### Exercise
Extract each line from the entries below that has the string "Output" in it.

### Working data
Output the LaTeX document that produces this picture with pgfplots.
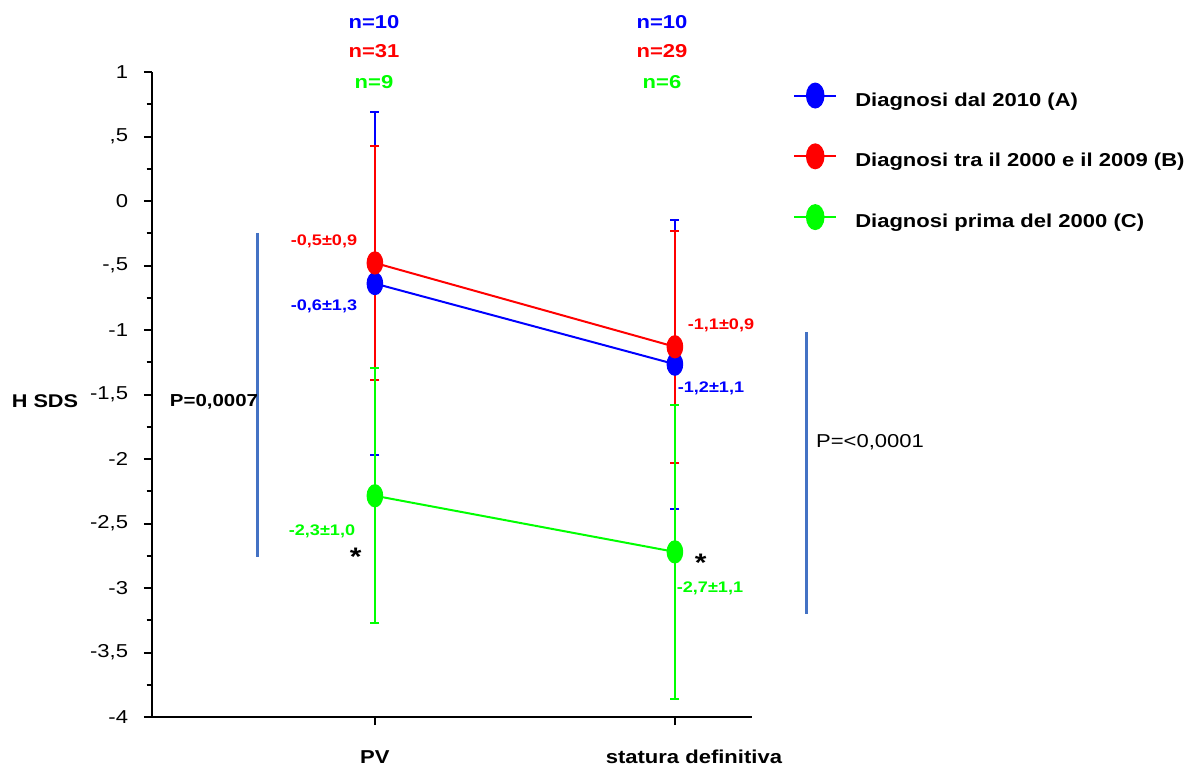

* * *

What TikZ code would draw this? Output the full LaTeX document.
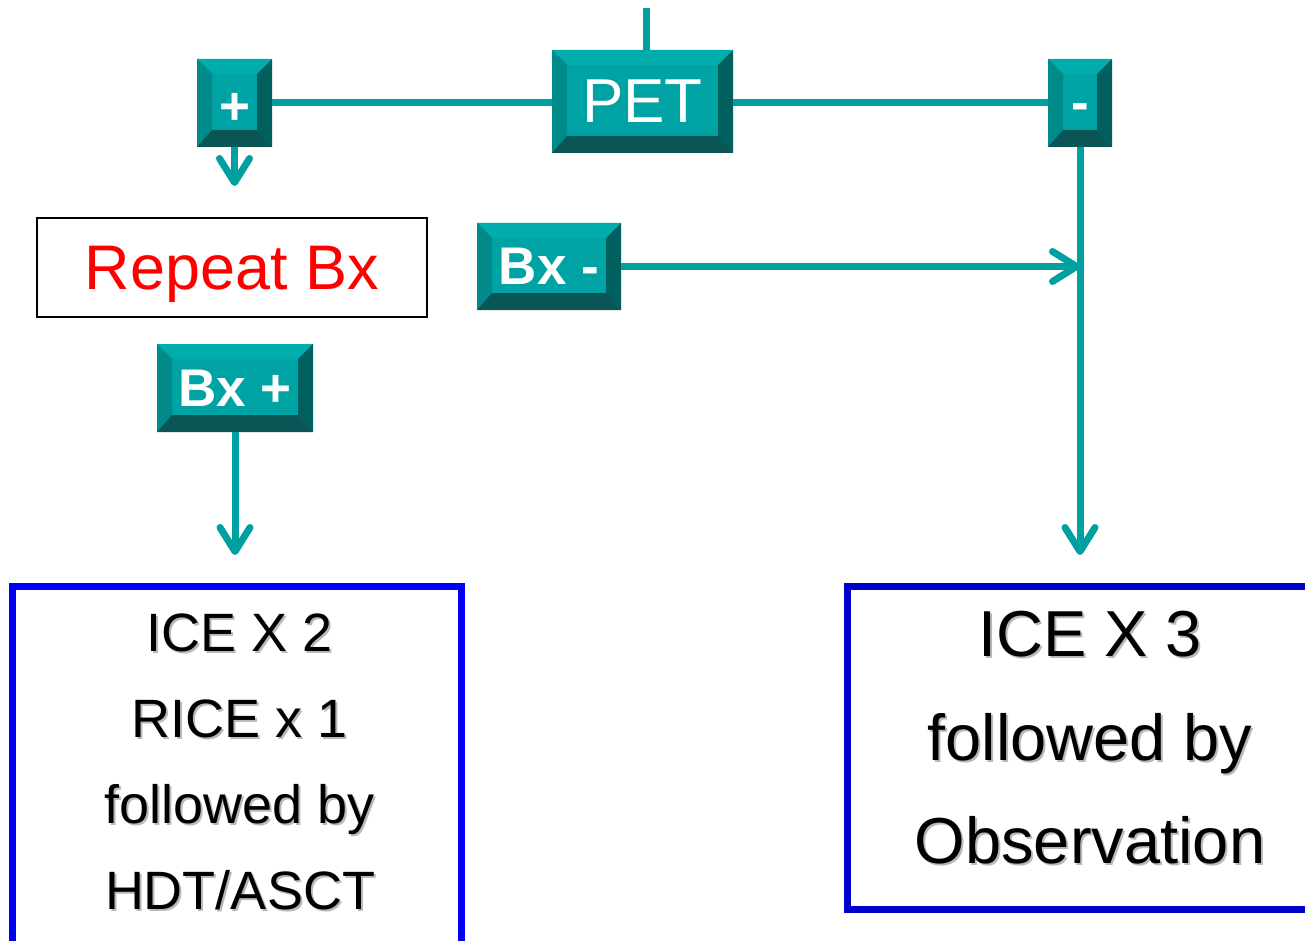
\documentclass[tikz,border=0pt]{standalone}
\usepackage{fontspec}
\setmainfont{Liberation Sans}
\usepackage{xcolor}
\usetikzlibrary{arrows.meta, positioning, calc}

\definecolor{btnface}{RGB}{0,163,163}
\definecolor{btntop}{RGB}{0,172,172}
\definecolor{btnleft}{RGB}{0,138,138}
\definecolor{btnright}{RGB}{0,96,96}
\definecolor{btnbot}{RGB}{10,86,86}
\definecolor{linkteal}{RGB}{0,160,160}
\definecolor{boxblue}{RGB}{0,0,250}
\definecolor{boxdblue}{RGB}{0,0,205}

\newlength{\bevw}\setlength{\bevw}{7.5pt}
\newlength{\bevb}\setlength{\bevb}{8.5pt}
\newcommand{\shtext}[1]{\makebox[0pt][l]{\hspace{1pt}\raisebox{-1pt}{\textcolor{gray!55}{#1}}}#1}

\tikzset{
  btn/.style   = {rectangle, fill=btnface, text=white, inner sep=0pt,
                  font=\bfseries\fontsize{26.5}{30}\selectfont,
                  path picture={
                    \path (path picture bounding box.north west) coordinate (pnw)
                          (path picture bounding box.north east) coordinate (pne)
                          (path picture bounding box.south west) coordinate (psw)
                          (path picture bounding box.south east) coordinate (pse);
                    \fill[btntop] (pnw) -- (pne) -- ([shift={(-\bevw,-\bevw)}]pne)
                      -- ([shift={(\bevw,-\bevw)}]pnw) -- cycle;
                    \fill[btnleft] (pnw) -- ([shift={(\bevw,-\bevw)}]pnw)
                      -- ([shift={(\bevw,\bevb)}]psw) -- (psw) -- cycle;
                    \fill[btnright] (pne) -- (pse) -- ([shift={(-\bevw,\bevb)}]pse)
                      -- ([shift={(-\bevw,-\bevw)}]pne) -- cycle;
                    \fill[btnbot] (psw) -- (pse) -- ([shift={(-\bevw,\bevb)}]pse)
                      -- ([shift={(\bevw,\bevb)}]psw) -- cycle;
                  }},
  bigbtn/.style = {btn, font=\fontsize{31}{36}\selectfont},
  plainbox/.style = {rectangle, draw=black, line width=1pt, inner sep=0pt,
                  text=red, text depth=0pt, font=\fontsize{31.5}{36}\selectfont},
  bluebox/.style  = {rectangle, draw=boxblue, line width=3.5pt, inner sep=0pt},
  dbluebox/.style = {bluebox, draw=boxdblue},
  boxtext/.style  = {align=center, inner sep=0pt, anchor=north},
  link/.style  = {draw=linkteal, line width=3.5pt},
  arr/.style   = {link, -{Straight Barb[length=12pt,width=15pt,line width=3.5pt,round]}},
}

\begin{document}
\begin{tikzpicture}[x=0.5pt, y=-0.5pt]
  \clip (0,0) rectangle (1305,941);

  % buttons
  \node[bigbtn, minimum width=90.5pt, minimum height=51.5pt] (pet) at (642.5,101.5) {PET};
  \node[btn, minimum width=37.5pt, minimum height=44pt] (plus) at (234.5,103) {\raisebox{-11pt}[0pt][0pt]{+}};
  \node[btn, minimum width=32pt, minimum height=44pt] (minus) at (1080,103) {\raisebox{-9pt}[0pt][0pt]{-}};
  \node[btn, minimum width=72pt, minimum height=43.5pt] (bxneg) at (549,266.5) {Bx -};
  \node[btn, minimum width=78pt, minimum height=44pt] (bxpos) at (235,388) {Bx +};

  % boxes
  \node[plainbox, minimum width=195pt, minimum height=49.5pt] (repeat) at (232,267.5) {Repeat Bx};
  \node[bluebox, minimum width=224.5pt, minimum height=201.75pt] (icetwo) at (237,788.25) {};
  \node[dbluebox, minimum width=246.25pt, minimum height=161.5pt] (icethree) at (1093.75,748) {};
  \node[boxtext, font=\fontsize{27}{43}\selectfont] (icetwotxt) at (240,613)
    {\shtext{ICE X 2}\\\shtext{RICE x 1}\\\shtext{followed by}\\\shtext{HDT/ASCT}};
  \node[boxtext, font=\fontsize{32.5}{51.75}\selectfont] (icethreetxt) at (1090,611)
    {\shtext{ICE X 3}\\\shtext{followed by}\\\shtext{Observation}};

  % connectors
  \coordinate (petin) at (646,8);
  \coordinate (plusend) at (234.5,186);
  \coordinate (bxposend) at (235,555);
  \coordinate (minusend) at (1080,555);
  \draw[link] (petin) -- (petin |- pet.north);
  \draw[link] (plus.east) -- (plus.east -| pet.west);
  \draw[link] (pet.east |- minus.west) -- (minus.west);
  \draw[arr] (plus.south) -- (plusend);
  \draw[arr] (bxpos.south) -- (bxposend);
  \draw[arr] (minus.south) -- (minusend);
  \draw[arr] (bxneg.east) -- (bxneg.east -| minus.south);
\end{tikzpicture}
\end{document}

* * *

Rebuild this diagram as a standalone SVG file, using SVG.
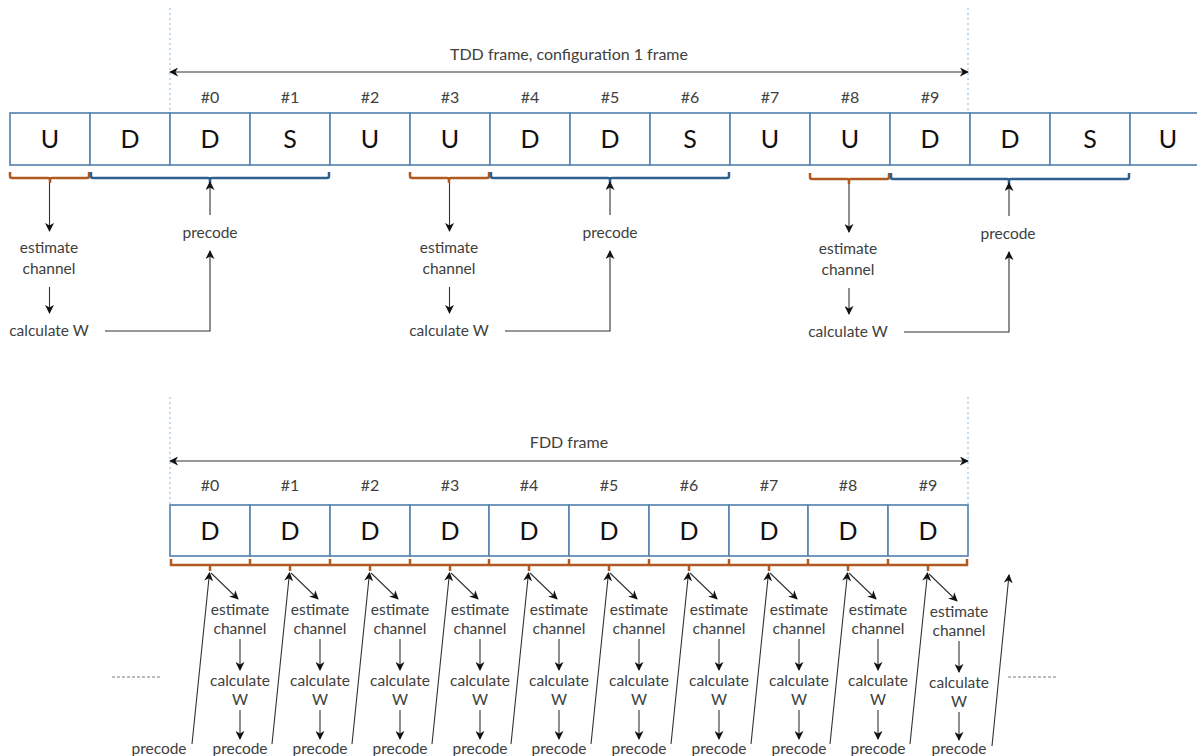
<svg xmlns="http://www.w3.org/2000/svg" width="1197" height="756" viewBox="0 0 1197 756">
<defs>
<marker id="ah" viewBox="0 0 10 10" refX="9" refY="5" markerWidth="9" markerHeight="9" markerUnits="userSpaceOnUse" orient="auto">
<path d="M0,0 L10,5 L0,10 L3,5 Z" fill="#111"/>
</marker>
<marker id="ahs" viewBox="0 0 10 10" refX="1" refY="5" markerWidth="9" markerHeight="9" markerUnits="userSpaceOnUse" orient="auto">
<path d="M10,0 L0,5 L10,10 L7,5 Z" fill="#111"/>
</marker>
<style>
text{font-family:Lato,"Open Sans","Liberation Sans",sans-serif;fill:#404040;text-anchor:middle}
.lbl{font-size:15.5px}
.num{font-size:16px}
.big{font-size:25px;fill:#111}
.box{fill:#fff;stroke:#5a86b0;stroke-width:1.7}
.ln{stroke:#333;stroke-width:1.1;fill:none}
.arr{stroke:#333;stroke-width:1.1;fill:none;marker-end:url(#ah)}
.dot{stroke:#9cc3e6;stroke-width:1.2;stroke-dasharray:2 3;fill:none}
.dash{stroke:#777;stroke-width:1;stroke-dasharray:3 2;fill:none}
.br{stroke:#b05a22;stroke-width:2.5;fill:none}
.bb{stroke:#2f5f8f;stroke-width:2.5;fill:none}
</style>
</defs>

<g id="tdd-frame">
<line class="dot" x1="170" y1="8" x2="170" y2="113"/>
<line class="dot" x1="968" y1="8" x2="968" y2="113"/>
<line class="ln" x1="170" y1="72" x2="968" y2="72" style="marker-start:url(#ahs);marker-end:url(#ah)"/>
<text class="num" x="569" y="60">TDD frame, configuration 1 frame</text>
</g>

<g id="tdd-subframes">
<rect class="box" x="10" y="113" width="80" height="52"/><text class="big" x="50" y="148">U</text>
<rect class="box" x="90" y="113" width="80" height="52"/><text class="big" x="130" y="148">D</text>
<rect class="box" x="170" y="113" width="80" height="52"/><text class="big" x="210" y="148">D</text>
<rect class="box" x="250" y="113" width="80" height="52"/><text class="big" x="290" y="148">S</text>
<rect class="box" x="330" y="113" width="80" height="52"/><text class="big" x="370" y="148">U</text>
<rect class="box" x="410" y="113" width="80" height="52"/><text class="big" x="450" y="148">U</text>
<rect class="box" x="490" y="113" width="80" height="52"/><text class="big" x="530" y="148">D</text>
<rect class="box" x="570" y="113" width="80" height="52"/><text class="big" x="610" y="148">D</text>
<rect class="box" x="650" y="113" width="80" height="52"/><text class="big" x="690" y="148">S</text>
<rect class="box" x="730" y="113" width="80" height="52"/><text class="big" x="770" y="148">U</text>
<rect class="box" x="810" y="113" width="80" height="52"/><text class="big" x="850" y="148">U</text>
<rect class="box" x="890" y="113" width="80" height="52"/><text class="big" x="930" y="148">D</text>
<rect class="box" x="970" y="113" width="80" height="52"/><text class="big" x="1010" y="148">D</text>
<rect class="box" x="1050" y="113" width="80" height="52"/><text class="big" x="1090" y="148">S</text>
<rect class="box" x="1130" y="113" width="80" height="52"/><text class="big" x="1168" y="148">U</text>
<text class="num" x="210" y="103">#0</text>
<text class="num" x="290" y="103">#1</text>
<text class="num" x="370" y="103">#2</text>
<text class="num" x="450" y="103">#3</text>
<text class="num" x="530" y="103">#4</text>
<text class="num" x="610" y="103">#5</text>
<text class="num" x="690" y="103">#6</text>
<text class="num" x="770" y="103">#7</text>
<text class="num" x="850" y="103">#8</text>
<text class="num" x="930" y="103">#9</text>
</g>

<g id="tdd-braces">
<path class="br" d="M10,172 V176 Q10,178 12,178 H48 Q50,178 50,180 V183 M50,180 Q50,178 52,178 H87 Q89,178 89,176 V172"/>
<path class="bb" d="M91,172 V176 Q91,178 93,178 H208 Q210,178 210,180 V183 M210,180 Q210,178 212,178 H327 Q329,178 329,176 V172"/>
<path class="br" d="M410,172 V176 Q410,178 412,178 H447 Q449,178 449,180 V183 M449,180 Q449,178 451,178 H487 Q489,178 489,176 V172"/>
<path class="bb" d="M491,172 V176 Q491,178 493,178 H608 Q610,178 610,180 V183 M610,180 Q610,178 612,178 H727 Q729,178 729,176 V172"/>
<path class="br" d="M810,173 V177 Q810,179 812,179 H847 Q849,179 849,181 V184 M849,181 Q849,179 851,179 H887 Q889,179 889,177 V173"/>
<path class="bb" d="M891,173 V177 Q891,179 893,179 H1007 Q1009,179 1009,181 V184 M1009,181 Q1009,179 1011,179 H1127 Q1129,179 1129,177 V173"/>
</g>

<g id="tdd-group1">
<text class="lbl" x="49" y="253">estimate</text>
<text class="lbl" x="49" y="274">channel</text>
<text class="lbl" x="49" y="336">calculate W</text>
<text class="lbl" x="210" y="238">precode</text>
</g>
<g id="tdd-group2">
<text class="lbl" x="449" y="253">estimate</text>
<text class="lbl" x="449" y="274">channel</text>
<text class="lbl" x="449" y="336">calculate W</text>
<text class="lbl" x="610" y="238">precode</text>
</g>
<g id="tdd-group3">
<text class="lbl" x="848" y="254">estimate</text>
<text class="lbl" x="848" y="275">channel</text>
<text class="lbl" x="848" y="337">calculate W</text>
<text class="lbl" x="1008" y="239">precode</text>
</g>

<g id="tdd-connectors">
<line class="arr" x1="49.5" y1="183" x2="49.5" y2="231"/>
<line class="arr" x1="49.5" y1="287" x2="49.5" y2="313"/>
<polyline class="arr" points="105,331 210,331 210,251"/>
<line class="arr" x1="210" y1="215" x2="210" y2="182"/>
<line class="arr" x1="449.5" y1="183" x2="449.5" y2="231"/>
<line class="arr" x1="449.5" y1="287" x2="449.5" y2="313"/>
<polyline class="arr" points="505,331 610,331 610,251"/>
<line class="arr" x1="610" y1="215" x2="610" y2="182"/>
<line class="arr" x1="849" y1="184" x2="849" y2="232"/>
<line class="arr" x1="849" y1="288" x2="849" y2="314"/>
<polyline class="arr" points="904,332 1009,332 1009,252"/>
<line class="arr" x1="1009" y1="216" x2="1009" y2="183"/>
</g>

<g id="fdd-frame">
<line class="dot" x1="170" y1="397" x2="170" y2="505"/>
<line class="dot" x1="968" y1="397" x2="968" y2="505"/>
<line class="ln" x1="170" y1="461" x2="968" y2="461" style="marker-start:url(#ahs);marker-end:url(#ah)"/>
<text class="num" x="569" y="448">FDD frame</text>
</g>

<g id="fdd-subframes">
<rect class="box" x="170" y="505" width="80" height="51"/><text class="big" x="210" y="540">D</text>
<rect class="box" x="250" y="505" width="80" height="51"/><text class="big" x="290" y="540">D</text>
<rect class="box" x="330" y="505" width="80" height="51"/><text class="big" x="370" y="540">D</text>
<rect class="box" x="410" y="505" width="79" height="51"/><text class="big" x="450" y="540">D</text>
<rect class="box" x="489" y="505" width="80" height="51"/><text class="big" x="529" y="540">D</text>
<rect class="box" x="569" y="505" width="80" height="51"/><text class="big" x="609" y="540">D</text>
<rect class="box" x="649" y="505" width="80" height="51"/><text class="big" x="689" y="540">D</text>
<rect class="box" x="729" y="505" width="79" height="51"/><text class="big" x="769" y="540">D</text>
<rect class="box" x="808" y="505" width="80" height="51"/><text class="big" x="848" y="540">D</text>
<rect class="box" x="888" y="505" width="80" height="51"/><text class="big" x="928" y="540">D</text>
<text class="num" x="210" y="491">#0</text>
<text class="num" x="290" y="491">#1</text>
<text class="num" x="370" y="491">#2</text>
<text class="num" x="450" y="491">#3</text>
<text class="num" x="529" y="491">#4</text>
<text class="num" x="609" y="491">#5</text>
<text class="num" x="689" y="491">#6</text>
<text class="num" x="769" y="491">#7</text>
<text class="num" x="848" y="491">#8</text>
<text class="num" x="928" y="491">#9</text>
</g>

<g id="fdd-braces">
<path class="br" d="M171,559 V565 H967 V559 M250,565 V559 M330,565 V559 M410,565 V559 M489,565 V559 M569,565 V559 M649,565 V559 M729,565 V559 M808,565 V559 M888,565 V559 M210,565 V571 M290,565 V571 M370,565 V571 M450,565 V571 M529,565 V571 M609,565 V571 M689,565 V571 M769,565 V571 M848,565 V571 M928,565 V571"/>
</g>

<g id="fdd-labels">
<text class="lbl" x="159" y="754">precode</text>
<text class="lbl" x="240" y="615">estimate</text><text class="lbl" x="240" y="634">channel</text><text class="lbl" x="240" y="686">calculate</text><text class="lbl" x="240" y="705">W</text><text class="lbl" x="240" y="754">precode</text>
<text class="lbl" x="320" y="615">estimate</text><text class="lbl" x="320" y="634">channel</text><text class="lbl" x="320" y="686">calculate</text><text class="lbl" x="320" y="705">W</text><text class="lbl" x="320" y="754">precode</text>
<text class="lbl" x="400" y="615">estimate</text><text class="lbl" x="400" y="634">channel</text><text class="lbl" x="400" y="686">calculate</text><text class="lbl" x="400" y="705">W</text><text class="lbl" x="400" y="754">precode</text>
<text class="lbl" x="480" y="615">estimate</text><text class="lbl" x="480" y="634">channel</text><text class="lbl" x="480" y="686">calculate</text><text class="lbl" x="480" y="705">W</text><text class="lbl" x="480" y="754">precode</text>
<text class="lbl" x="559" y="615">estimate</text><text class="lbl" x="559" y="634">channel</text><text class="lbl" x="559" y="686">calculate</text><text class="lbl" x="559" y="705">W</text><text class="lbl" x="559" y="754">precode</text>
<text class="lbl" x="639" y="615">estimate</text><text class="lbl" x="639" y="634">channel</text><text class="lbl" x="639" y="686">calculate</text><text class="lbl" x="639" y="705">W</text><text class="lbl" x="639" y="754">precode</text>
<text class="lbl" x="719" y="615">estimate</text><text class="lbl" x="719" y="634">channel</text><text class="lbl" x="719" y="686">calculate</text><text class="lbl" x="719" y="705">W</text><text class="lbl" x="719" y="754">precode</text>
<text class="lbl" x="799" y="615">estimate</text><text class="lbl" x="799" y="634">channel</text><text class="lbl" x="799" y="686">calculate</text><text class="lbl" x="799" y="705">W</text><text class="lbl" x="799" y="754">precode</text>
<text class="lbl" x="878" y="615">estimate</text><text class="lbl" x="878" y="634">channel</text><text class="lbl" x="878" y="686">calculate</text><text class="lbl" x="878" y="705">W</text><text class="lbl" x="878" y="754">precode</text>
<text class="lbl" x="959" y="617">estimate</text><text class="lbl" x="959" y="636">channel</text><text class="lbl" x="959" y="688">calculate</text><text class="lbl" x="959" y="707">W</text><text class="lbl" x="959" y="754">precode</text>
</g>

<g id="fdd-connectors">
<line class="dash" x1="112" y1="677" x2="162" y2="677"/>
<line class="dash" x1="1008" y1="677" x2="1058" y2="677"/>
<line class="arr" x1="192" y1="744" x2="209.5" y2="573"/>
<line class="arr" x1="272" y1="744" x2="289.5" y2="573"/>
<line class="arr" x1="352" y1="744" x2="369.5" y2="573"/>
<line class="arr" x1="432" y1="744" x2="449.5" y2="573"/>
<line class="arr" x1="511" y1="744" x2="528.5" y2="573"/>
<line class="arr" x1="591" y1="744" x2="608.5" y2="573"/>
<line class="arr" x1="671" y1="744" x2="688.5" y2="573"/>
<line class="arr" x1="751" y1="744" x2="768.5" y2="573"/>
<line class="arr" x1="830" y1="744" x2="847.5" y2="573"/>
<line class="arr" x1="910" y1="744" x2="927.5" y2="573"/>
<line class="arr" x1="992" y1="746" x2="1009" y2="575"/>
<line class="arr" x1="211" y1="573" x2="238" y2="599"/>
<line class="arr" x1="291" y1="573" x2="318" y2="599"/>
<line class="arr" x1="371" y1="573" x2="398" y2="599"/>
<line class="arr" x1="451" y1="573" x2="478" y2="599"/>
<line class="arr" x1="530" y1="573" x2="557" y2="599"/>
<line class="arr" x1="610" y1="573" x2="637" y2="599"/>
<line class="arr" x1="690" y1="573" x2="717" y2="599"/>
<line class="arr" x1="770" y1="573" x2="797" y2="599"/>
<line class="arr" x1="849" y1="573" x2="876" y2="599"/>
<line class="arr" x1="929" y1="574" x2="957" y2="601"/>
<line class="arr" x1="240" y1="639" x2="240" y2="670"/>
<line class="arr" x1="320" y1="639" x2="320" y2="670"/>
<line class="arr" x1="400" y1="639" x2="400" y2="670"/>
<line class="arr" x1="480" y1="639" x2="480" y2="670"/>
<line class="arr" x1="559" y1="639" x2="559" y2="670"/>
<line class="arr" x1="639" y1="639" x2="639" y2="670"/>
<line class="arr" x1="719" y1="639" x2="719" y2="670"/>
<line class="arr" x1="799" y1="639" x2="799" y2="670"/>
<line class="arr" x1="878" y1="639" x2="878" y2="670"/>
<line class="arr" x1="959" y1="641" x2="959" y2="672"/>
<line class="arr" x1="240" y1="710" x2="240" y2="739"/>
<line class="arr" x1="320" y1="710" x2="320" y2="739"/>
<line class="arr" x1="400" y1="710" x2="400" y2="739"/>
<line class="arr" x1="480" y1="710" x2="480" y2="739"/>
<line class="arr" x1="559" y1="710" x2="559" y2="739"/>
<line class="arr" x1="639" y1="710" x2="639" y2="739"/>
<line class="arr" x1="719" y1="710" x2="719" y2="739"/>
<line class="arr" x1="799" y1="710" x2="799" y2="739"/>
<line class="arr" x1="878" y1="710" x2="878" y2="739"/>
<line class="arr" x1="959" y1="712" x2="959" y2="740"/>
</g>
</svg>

### Reply
Output the LaTeX document that produces this picture with pgfplots.
What TikZ code would draw this? Output the full LaTeX document.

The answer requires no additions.